At least, it was in my circles. What I have learned from the recent WGA and SAG-AFTRA strikes is that that is exactly what the streaming services want you to think. They bombard you with promotions and press showcasing their big budgets and star-studded content to make you believe everyone is watching these things. Everyone has Netflix. Everyone has seen Succession. Not true. Many of those numbers — how many people are actually subscribed or how many watched a particular show — are kept secret. This is intentional, so the executives of HBO Max, Netflix, and Disney+ don’t have to pay their cast and crew sufficiently and can crush their competition: network television.
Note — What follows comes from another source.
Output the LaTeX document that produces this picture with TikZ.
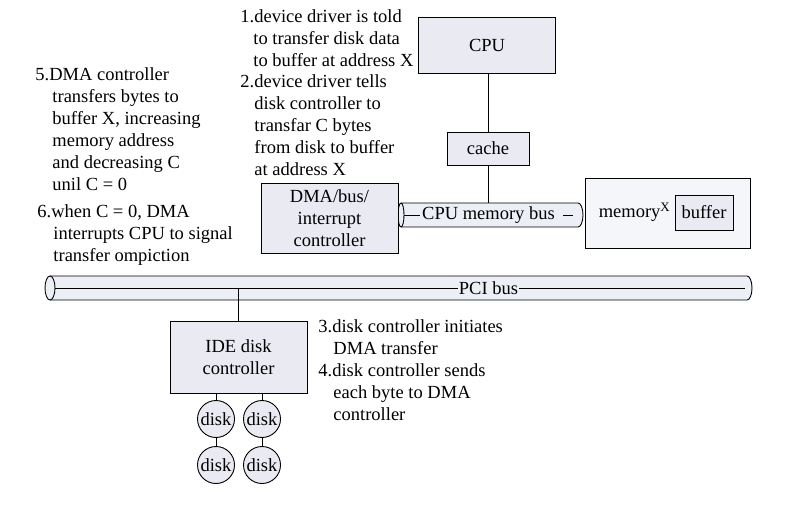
\documentclass[tikz,border=0pt]{standalone}
\usepackage{fontspec}
\setmainfont{Liberation Serif}

\definecolor{boxfill}{RGB}{233,234,242}
\definecolor{busfill}{RGB}{237,239,246}

\begin{document}
\begin{tikzpicture}[x=1pt,y=1pt,line width=0.9pt,
	font=\fontsize{18.5}{22}\selectfont,
	hwbox/.style={draw,fill=boxfill,inner sep=0pt,align=center},
	diskdrum/.style={draw,fill=boxfill,circle,minimum size=37pt,inner sep=0pt},
	stepnote/.style={anchor=north west,inner sep=0pt,align=left}]

	\useasboundingbox (0,0) rectangle (800,504);

	\draw[fill=busfill] (401,301) -- (578,301) arc[start angle=90,end angle=-90,x radius=5,y radius=12] -- (401,277) arc[start angle=270,end angle=90,x radius=3,y radius=12] -- cycle;
	\draw (401,301) arc[start angle=90,end angle=-90,x radius=3,y radius=12];
	\coordinate (membus) at (488,301);
	\coordinate (membusleft) at (404,289);
	\coordinate (membusright) at (573,289);
	\node[inner sep=2pt] (membuslabel) at (488.5,289) {CPU memory bus};
	\draw (membusleft) -- (membuslabel.west);
	\draw (membuslabel.east) ++(6,0) -- (membusright);

	\draw[fill=busfill] (50,228) -- (747,228) arc[start angle=90,end angle=-90,x radius=5,y radius=12] -- (50,204) arc[start angle=270,end angle=90,x radius=5,y radius=12] -- cycle;
	\draw (50,228) arc[start angle=90,end angle=-90,x radius=5,y radius=12];
	\coordinate (pcibus) at (238.5,216);
	\coordinate (pcibusleft) at (55,216);
	\coordinate (pcibusright) at (745,216);
	\node[inner sep=0.5pt] (pcilabel) at (488.5,216) {PCI bus};
	\draw (pcibusleft) -- (pcilabel.west);
	\draw (pcilabel.east) -- (pcibusright);

	\node[hwbox,minimum width=137pt,minimum height=56pt] (cpu) at (487,459) {CPU};
	\node[hwbox,minimum width=82pt,minimum height=33pt] (cache) at (488,355.5) {cache};
	\node[hwbox,minimum width=137pt,minimum height=70pt] (dma) at (329.5,286) {DMA/bus/\\interrupt\\controller};
	\node[hwbox,minimum width=165pt,minimum height=70pt,fill=white!55!boxfill] (memory) at (667.5,291) {};
	\node[hwbox,minimum width=58pt,minimum height=35pt] (buffer) at (704,291.5) {buffer};
	\node[inner sep=0pt] (memlabel) at (634.5,292) {memory\textsuperscript{X}};
	\node[hwbox,minimum width=137pt,minimum height=72pt] (ide) at (238.5,147) {IDE disk\\controller};

	\node[diskdrum] (disk1) at (216,85) {disk};
	\node[diskdrum] (disk2) at (262,85) {disk};
	\node[diskdrum] (disk3) at (216,39) {disk};
	\node[diskdrum] (disk4) at (262,39) {disk};

	\draw (cache.north |- cpu.south) -- (cache.north);
	\draw (cache.south) -- (membus);
	\draw (pcibus) -- (ide.north);
	\draw (disk1.north |- ide.south) -- (disk1.north);
	\draw (disk2.north |- ide.south) -- (disk2.north);
	\draw (disk1) -- (disk3);
	\draw (disk2) -- (disk4);

	\node[stepnote] (step1) at (240,494.6) {1.device driver is told\\\hspace*{13pt}to transfer disk data\\\hspace*{13pt}to buffer at address X};
	\node[stepnote] (step2) at (240,429.6) {2.device driver tells\\\hspace*{14pt}disk controller to\\\hspace*{14pt}transfar C bytes\\\hspace*{14pt}from disk to buffer\\\hspace*{14pt}at address X};
	\node[stepnote] (step5) at (35,436.6) {5.DMA controller\\\hspace*{17pt}transfers bytes to\\\hspace*{17pt}buffer X, increasing\\\hspace*{17pt}memory address\\\hspace*{17pt}and decreasing C\\\hspace*{17pt}unil C = 0};
	\node[stepnote] (step6) at (37,299.6) {6.when C = 0, DMA\\\hspace*{16pt}interrupts CPU to signal\\\hspace*{16pt}transfer ompiction};
	\node[stepnote] (step34) at (318,184.6) {3.disk controller initiates\\\hspace*{15pt}DMA transfer\\4.disk controller sends\\\hspace*{15pt}each byte to DMA\\\hspace*{15pt}controller};
\end{tikzpicture}
\end{document}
Nonetheless, there is a portion of this country (a rather large portion) that has and will continue to flip to their favorite channel every week, completely unaware of or unbothered by the streaming wars. 
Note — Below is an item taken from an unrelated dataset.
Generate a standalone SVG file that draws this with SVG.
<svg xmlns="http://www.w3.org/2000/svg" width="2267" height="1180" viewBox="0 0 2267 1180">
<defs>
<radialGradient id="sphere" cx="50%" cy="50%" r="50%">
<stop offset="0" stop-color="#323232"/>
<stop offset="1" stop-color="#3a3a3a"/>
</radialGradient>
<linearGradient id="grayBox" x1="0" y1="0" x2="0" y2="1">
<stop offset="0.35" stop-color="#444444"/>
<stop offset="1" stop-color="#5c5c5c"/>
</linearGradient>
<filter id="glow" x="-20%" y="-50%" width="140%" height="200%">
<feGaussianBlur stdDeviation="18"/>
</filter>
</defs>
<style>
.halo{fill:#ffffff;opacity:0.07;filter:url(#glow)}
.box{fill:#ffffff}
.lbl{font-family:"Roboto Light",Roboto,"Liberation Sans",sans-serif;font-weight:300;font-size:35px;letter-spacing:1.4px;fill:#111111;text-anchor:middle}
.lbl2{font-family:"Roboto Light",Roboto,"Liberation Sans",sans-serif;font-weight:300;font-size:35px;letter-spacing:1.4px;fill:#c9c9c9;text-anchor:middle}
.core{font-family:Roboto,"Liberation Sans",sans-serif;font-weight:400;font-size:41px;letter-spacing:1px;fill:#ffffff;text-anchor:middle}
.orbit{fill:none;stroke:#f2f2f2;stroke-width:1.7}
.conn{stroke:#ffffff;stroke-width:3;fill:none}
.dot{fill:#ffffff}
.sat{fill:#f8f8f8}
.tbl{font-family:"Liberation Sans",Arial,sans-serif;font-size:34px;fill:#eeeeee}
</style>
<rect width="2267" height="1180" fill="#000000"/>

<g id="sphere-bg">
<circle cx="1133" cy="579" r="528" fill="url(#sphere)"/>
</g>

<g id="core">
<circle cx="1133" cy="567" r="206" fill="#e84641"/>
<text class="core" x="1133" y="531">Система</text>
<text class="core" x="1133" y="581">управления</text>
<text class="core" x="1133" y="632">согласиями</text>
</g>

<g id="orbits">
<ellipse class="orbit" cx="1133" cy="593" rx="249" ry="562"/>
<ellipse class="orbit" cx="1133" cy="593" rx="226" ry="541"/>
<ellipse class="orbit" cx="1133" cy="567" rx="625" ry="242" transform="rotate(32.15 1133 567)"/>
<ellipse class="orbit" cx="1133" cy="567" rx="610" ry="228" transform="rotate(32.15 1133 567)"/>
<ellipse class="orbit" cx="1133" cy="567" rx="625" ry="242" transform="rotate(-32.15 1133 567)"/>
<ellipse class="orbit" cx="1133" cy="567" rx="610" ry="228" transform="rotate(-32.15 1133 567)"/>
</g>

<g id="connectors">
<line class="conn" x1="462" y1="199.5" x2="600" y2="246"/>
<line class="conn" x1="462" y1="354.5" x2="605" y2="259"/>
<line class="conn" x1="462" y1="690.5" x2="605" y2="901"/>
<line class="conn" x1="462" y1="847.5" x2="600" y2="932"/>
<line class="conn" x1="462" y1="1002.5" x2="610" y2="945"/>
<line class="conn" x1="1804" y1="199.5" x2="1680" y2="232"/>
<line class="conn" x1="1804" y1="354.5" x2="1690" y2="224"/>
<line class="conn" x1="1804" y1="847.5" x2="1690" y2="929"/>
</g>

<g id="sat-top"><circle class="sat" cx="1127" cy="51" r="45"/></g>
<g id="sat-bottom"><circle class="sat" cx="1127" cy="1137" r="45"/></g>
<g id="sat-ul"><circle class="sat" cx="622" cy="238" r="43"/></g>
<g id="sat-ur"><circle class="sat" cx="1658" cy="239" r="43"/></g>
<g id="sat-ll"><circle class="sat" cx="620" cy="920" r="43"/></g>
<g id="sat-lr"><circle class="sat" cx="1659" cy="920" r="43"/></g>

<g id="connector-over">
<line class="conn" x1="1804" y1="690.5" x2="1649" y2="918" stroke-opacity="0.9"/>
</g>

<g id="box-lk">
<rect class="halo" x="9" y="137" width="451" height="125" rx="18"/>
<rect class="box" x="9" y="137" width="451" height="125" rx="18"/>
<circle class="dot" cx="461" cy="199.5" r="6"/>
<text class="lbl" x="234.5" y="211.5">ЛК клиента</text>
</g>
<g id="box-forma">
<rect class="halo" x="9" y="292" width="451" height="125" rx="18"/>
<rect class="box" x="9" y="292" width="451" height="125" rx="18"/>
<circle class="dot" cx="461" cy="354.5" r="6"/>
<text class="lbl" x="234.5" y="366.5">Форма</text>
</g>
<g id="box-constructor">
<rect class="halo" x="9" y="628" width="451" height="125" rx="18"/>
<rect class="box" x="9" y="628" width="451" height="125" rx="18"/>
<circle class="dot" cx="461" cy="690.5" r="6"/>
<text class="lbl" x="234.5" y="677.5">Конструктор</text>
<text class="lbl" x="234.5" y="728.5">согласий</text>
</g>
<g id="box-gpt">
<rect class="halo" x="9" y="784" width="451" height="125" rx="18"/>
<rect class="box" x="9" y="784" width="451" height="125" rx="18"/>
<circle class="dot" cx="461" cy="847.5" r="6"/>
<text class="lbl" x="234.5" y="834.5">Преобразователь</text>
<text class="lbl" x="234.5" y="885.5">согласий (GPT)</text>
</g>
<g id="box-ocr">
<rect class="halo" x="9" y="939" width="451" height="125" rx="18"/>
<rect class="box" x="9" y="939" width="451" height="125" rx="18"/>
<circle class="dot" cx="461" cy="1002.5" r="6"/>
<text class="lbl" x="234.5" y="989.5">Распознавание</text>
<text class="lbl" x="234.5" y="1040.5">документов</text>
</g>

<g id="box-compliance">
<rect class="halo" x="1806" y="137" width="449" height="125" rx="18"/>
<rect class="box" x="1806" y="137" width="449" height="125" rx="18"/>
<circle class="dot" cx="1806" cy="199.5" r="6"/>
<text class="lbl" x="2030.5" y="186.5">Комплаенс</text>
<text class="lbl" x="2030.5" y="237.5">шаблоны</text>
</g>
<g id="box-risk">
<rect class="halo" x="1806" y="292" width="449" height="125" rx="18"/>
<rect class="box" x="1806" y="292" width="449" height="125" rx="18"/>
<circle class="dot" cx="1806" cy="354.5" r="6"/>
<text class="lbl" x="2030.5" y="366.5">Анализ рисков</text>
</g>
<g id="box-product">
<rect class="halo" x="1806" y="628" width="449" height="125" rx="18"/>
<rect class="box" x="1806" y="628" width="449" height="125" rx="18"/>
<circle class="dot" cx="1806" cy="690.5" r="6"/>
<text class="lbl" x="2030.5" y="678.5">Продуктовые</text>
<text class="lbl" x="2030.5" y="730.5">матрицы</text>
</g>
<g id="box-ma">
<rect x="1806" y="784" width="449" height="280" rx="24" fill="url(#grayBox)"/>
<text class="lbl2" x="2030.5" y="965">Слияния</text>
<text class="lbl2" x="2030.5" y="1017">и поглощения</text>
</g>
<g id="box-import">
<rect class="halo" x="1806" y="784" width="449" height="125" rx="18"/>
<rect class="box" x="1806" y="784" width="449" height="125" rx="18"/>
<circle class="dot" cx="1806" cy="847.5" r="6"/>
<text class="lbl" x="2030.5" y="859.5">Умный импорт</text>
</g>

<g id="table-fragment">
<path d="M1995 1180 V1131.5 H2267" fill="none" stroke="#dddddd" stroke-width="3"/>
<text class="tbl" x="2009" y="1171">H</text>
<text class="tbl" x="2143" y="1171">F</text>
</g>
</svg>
One of the statistics I was able to find revealed just how many more people are still watching network TV than anything on a streaming service. Young Sheldon (2017-2024), a show I can never claim to have watched, averaged about 7.5 million viewers every week this year on CBS, whereas the series finale of Succession brought in a record-breaking 2.9 million viewers on HBO. I couldn’t even find the average viewership of Succession probably because it’s near impossible to uncover. Anyway, from what I gathered on social media and those around me, it seemed like everyone and their dog was watching Succession. On the other hand, I don’t know a single person who watches Young Sheldon…but apparently there are roughly 7.5 million of them. This network sitcom sustained itself for seven seasons with a seemingly silent yet fiercely loyal fanbase. That is incredible.  

Another show that gives me hope is Abbott Elementary (2021-), created by the mastermind Quinta Brunson, which is now on its third season at ABC. Everything about it is brilliant. Set in a Philadelphia public elementary school, Abbott Elementary is a new take on the workplace mockumentary made so popular by The Office. It’s hilarious and refreshing but remains anchored in our current moment. The cherry on top is that Tyler James Williams (of Everybody Hates Chris fame) plays the Jim to Quinta Brunson’s Pam. This is all to say that Abbott Elementary has single-handedly gotten me back on network television. I tune in every Wednesday night like clockwork.

My current idea for a sitcom is about a girl who gets a job at a theme park (because it’s the only job she can get) and the antics she gets up to with her strange yet endearing co-workers and theme park regulars. I’m enamored with friend-group sitcoms, like Friends, How I Met Your Mother, and New Girl, but I find it quite hard to write and sustain. The workplace sitcoms seem more functional to me — there’s immediately more to work with and laugh at. So, I guess I’m going for something like Superstore or Abbott Elementary. But who knows! I’ve written several drafts that are all horrible, though that hasn’t stopped me yet. 

One thing I know for sure is, if a sitcom of mine ever comes to fruition, it will be for network television.